When Coder is the better choice
Pick Coder if you're the platform team. You're handing standardized, reproducible environments to a large group of engineers, and you need org-wide access control and audit with a support contract behind it. Coder is purpose-built for that, and Dejima isn't trying to be.
When Dejima is the better choice
Pick Dejima if you're the developer, not the platform team. You want agents working on a box you own without a provisioning project first. You want each agent walled off from your machine and the others, brokered host access that's deny-all by default, and a tamper-evident audit log, without any of it being a paid add-on. And you want to bring whatever agents you like rather than adopt one vendor's.
Common questions
Is Coder or Dejima better for a solo developer?
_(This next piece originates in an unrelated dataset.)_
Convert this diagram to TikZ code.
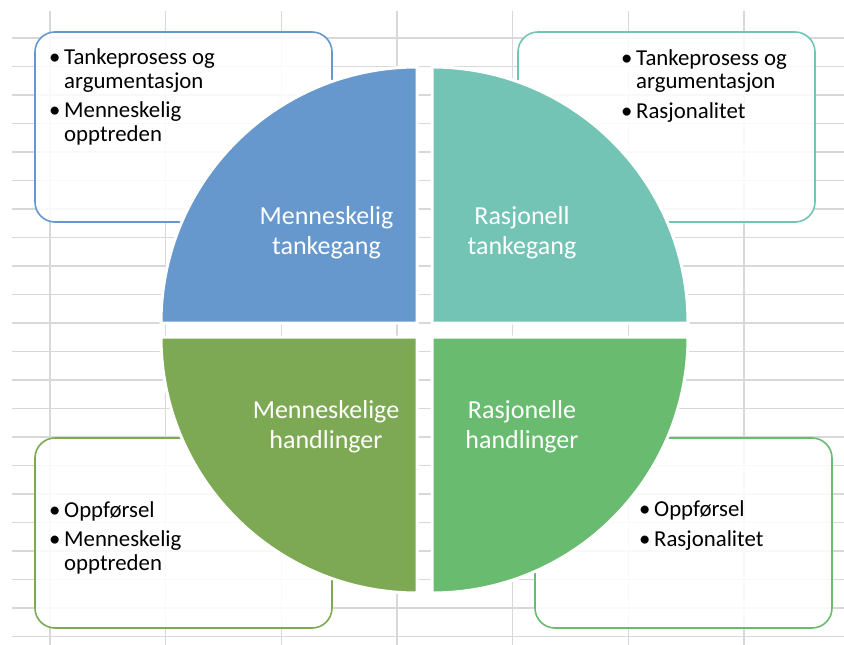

Dejima, in most cases. Coder is built for platform teams standardizing environments across an org, with governance on a paid tier. Dejima installs with one command on a single box, with audit and brokered host access free and built in, which fits a solo developer or small team better.
Do I need Kubernetes to run Dejima?
No. Dejima installs with one command that sets up Docker, the background service, and your Tailscale identity. There's no cluster or orchestration to deploy; it runs the same on a Mac mini, a Linux server, or a cloud VM.
Is Coder's audit logging free?
No. Coder's audit logging and multi-organization access control are part of its paid Premium tier, per Coder's pricing and docs as of June 2026. Dejima's tamper-evident audit ledger and role-scoped tokens are free and built into the open-source release, with no paid tier gating governance.